Modernist Archaist: Selected Poems By Osip Mandelstam

2008. Selected Poems by Osip Mandelstam with essay and translations by Kevin M. F. Platt. 160 pages. Softcover.

OSIP MANDELSTAM (1891-1938), one of the most significant poets of twentieth-century Russian literature, also embodied more fully than any other its profound paradoxes. He was a Jew born in Poland who became a leading Russian poet; a committed modernist who was faithful to the great examples and strict forms of the past literary tradition; a rebel with decidedly revolutionary aspirations who, yearning for a new and different future, rejected the faith and social values of his well-to-do merchant parents, but who died in the same year as his own father. Most strikingly, Mandelstam, who preserved socialist and left-leaning political sympathies into his maturity, was driven from public life in postrevolutionary society, arrested as an enemy of the people, and hounded to death in the Soviet prison camps. Yet while Mandelstam’s poetry bore witness to the impossible convulsions of twentieth-century Russian culture and politics, it was by no means limited or defined by these historical contexts.

In an early statement of his creative credo, Mandelstam wrote: “For an artist, a worldview is a tool or a means, like a hammer in the hands of a mason, and the only reality is the work of art itself.”

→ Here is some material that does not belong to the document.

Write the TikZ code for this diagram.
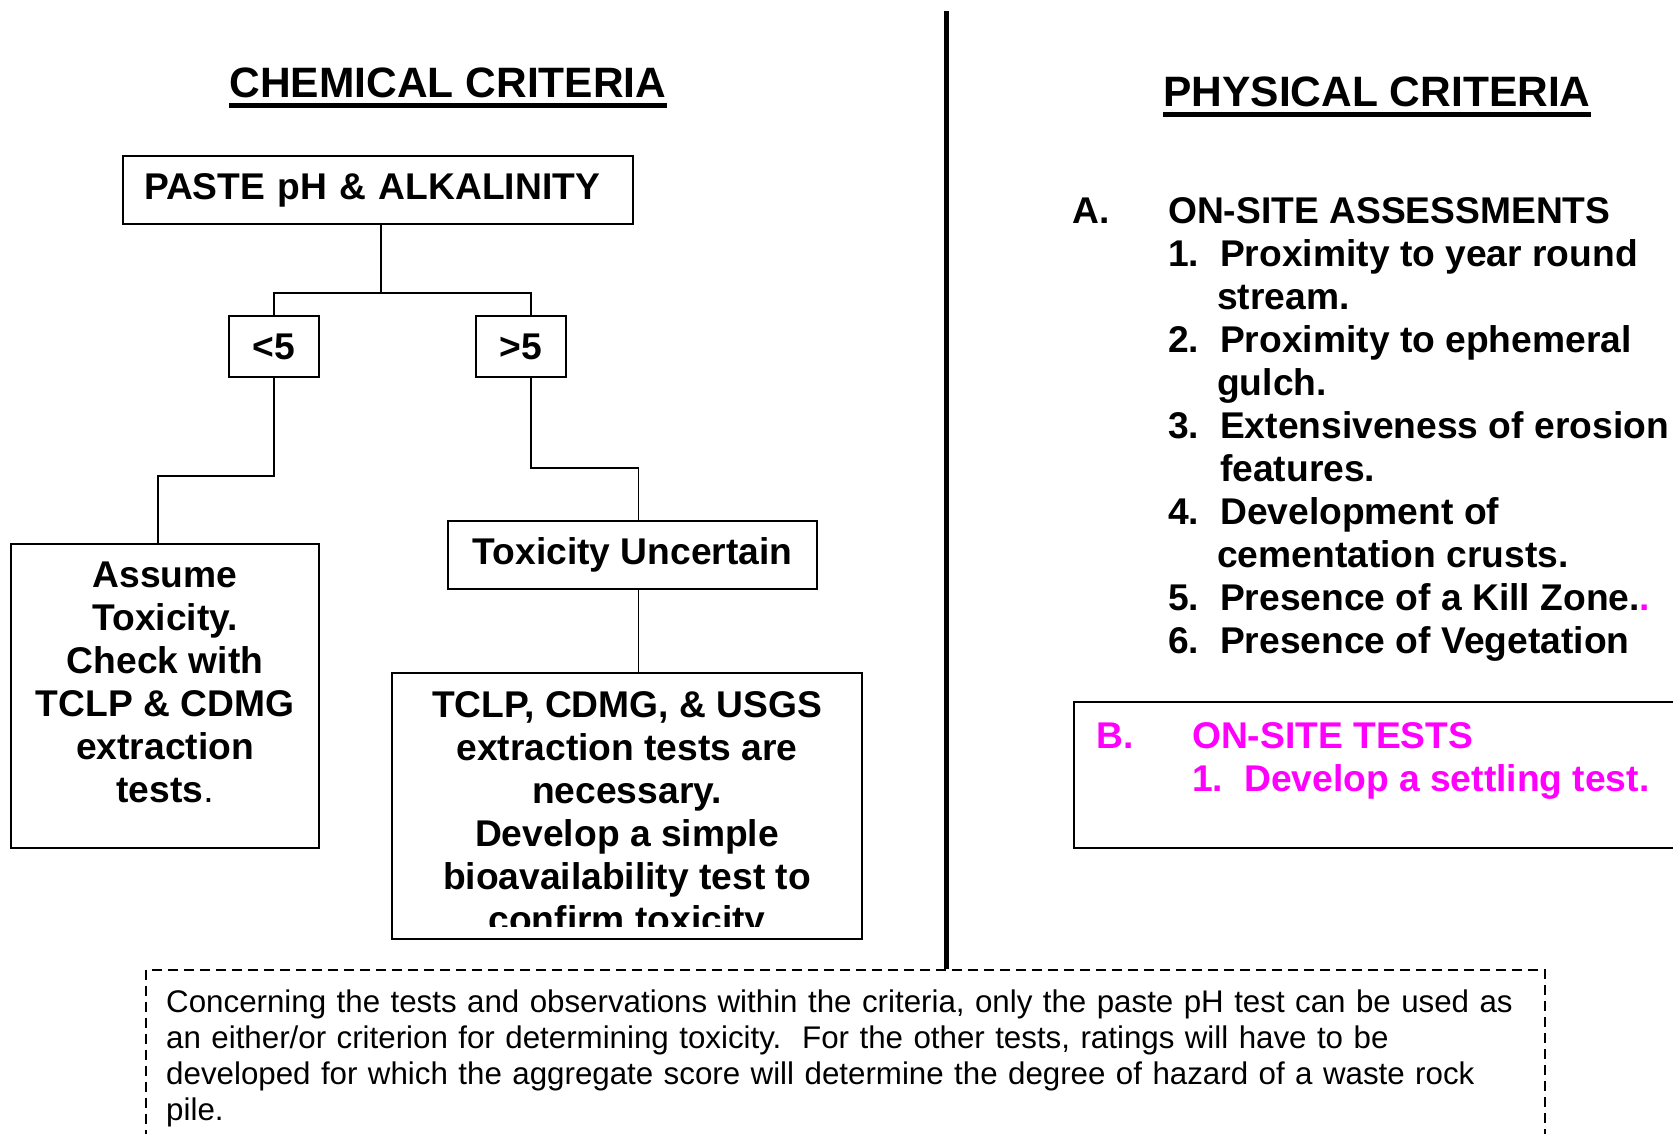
\documentclass[tikz,border=0pt]{standalone}
\usepackage{fontspec}
\setmainfont{Liberation Sans}
\usepackage{xcolor}
\usepackage{array}

\definecolor{pink}{RGB}{255,0,255}

\tikzset{
  box/.style={draw, line width=1.8pt, inner sep=0pt},
  link/.style={line width=1.5pt},
  boxfont/.style={font=\fontsize{37.2}{43}\selectfont\bfseries, inner sep=0pt},
  titlefont/.style={font=\fontsize{42.5}{48}\selectfont\bfseries, inner sep=0pt},
  notefont/.style={font=\fontsize{31.3}{36.3}\selectfont, inner sep=0pt}
}

\begin{document}
\begin{tikzpicture}[x=1pt,y=-1pt]
  \useasboundingbox (0,0) rectangle (1673,1133);

  \node[titlefont, anchor=base] (chem) at (448,97) {CHEMICAL CRITERIA};
  \draw[line width=5pt] ([yshift=-8pt]chem.base west) -- ([yshift=-8pt]chem.base east);
  \node[titlefont, anchor=base] (phys) at (1377,106) {PHYSICAL CRITERIA};
  \draw[line width=5pt] ([yshift=-8pt]phys.base west) -- ([yshift=-8pt]phys.base east);

  \node[box, boxfont, minimum width=510pt, minimum height=68pt, text width=468pt, align=left] (paste) at (378,190) {PASTE pH \& ALKALINITY};
  \node[box, boxfont, minimum width=90pt, minimum height=61pt] (lt) at (274,346.5) {<5};
  \node[box, boxfont, minimum width=90pt, minimum height=61pt] (gt) at (521,346.5) {>5};
  \node[box, minimum width=308pt, minimum height=304pt] (assume) at (165,696) {};
  \node[boxfont, align=center, anchor=north] (assumetxt) at ([yshift=-19pt]assume.north)
    {Assume\\Toxicity.\\Check with\\TCLP \& CDMG\\extraction\\tests{\mdseries .}};
  \node[box, boxfont, minimum width=369pt, minimum height=68pt] (tox) at (632.5,555) {Toxicity Uncertain};
  \node[box, minimum width=470pt, minimum height=266pt] (tclp) at (627,806) {};
  \begin{scope}
    \clip (tclp.north west) rectangle ([yshift=13pt]tclp.south east);
    \node[boxfont, align=center, anchor=north] (tclptxt) at ([yshift=-19pt]tclp.north)
      {TCLP, CDMG, \& USGS\\extraction tests are\\necessary.\\Develop a simple\\bioavailability test to\\confirm toxicity};
  \end{scope}

  \draw[link] ([xshift=3pt]paste.south) -- ++(0,68) -| (lt.north);
  \draw[link] ([xshift=3pt]paste.south) -- ++(0,68) -| ([xshift=10pt]gt.north);
  \draw[link] (lt.south) -- ++(0,98) -| ([xshift=-7pt]assume.north);
  \draw[link] ([xshift=10pt]gt.south) -- ++(0,90) -| ([xshift=6pt]tox.north);
  \draw[link] ([xshift=6pt]tox.south) -- ([xshift=6pt]tox.south |- tclp.north);

  \node[boxfont, anchor=base west] (assess) at (1072,223)
    {\begin{tabular}[t]{@{}p{96pt}@{}p{52pt}@{}l@{}}
      A. & \multicolumn{2}{@{}l@{}}{ON-SITE ASSESSMENTS}\\
      & 1. & Proximity to year round\\
      & & \hspace{-3pt}stream.\\
      & 2. & Proximity to ephemeral\\
      & & \hspace{-3pt}gulch.\\
      & 3. & Extensiveness of erosion\\
      & & features.\\
      & 4. & Development of\\
      & & \hspace{-3pt}cementation crusts.\\
      & 5. & Presence of a Kill Zone.{\color{pink}.}\\
      & 6. & Presence of Vegetation
    \end{tabular}};

  \node[box, minimum width=626pt, minimum height=146pt] (tests) at (1387,775) {};
  \node[boxfont, text=pink, anchor=base west] (teststxt) at (1096,748)
    {\begin{tabular}[t]{@{}p{96pt}@{}p{52pt}@{}l@{}}
      B. & \multicolumn{2}{@{}l@{}}{ON-SITE TESTS}\\
      & 1. & Develop a settling test.
    \end{tabular}};

  \node[draw, line width=2pt, dash pattern=on 10pt off 6pt, minimum width=1399pt, minimum height=210pt] (note) at (845.5,1075) {};
  \node[notefont, anchor=base west, text width=1400pt, align=left] (notetxt) at (166,1012)
    {Concerning the tests and observations within the criteria, only the paste pH test can be used as\\
     an either/or criterion for determining toxicity.\ \ For the other tests, ratings will have to be\\
     developed for which the aggregate score will determine the degree of hazard of a waste rock\\
     pile.};

  \coordinate (divtop) at (946,11);
  \draw[line width=5pt] (divtop) -- (divtop |- note.north);
\end{tikzpicture}
\end{document}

JAMES FALEN is Professor Emeritus of Russian at the University of Tennessee. He is the author of Isaac Babel: Russian Master of the Short Story and has translated for Oxford University Press Alexander Pushkin’s novel in verse Eugene Onegin as well as Boris Godunov and Other Dramatic Works. His translation of selected lyric poetry by Pushkin is forthcoming from Northwestern University Press in the fall of 2009.